A Software Bill of Materials (SBoM) is a detailed inventory of all components, libraries, and modules in a software artifact, providing traceability throughout the software supply chain. With the increasing popularity of JavaScript in software engineering due to its dynamic syntax and seamless supply chain integration, the exposure to vulnerabilities and attacks has risen significantly. A JavaScript application bundle, which is a consolidated, symbol-stripped, and optimized assembly of code for deployment purpose. Generating a SBoM from a JavaScript application bundle through a reverse-engineering process ensures the integrity, security, and compliance of the supplier's software release, even without access to the original dependency graphs. This paper presents the first study on SBoM generation for JavaScript application bundles. We identify three key challenges for this task, i.e., nested code scopes, extremely long sequences, and large retrieval spaces. To address these challenges, we introduce Chain-of-Experts (CoE), a multi-task deep learning model designed to generate SBoMs through three tasks: code segmentation, code classification, and code clone retrieval. We evaluate CoE against individual task-specific solutions on 500 web application bundles with over 66,000 dependencies. Our experimental results demonstrate that CoE offers competitive outcomes with less training and inference time when compared with combined individual task-specific solutions. Consequently, CoE provides the first scalable, efficient, and end-to-end solution for the SBoM generation of real-world JavaScript application bundles.

Figures (5)

• Figure 1: We propose to segment, classify, and the clone search against a JavaScript application bundle file to recover its dependency graph through a reverse engineering process.
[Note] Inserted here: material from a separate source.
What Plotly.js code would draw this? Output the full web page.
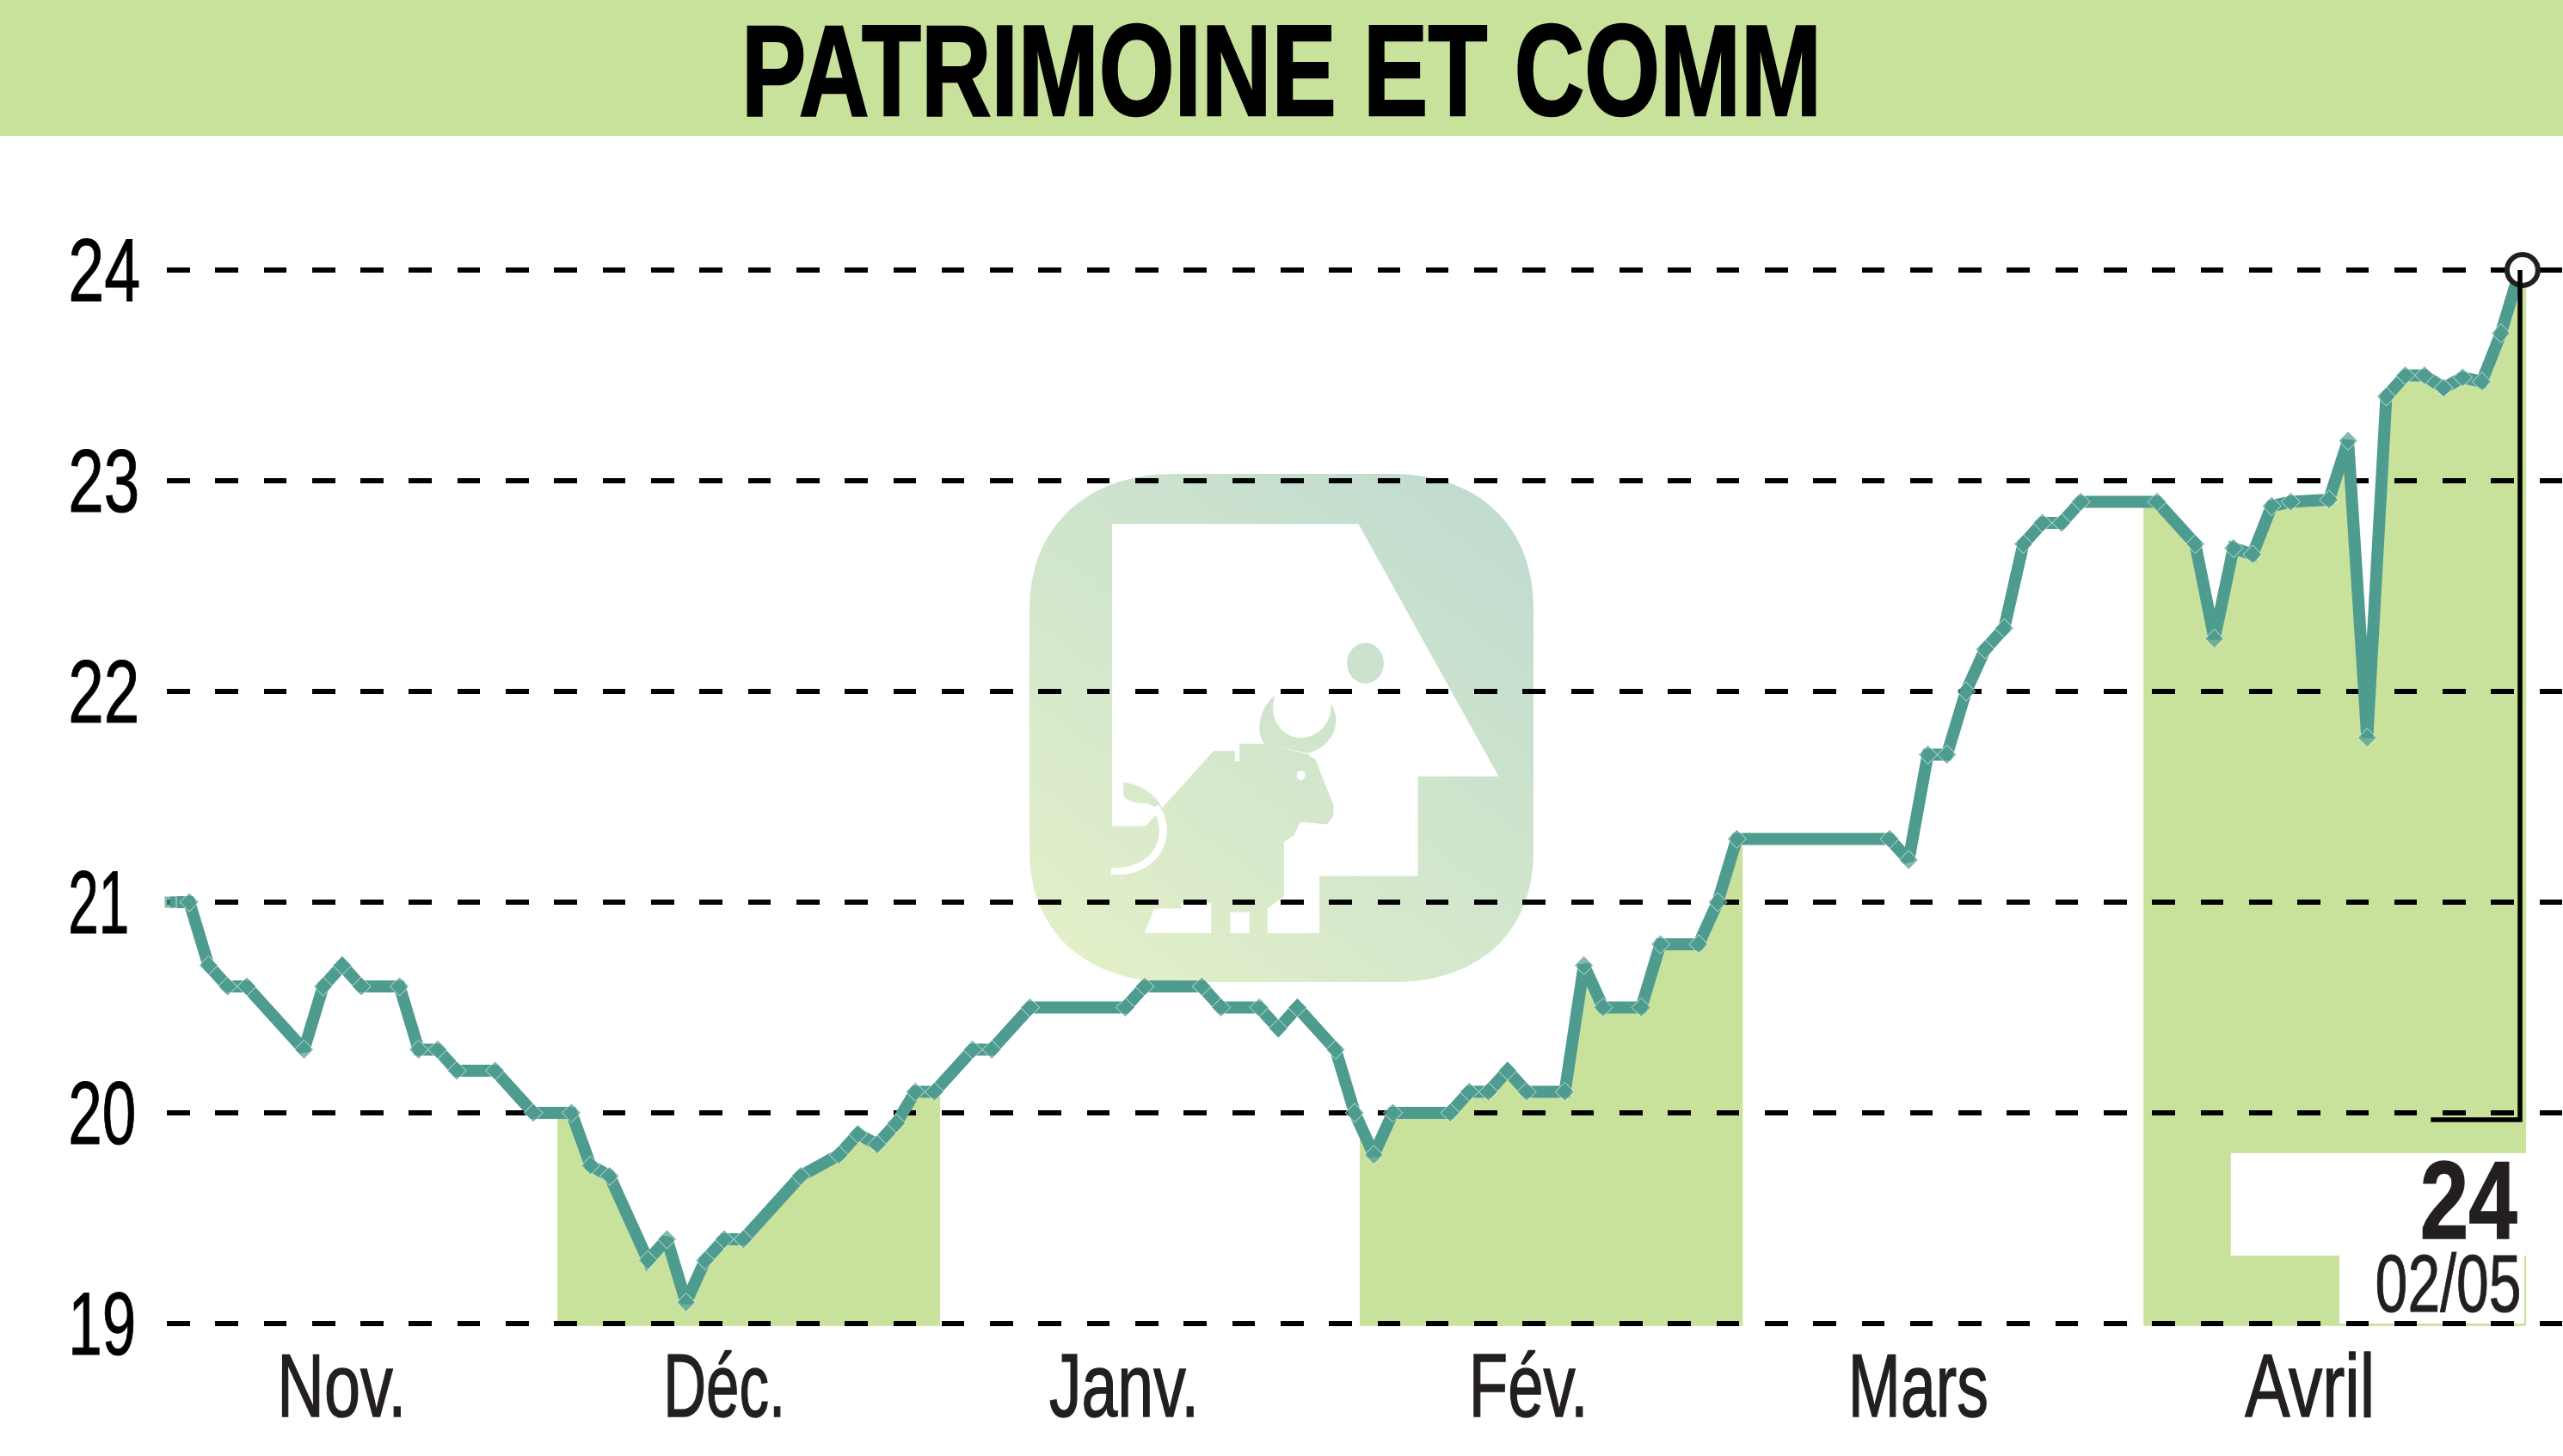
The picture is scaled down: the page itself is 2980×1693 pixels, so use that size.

• Figure 2: The architectural design and data flow for the CoE model. Expert models are positioned according to the order of tasks. Each window of the inputs is fed into the first backbone model and the classification expert. Class tokens are aggregated based on these predictions and processed through a second backbone model following segmentation. This setup facilitates the subsequent tasks of code classification and code clone retrieval, employing a classification expert model and cosine similarity metrics.
• Figure 3: The figure illustrates the inputs and outputs of the sliding window operation. The vertical red dotted lines represent segment boundaries, while different color blocks indicate different segments. The entire input script is divided into $N$ windows, each of size $win\_size$. The number of input tokens for the CoE model, denoted as $seq\_len$, is equal to $N \times win\_size$. Each window is labeled with two pieces of information: the presence of a segment boundary and the class name. Additionally, each window is paired with a source file and a random contrastive file for cosine similarity matching. It is important to note that the pairs must be padded or truncated to match the $seq\_len$ limit.
• Figure 4: The figure illustrates the segmentation masking, where different color blocks are activated attentions and grey areas are masked, such that tokens can only be attended to each other within the same segment.
• Figure 5: Actual boundaries (vertical dotted lines) vs accumulated predictions (the solid line) by one step sliding window for a bundle file with 35,000 tokens.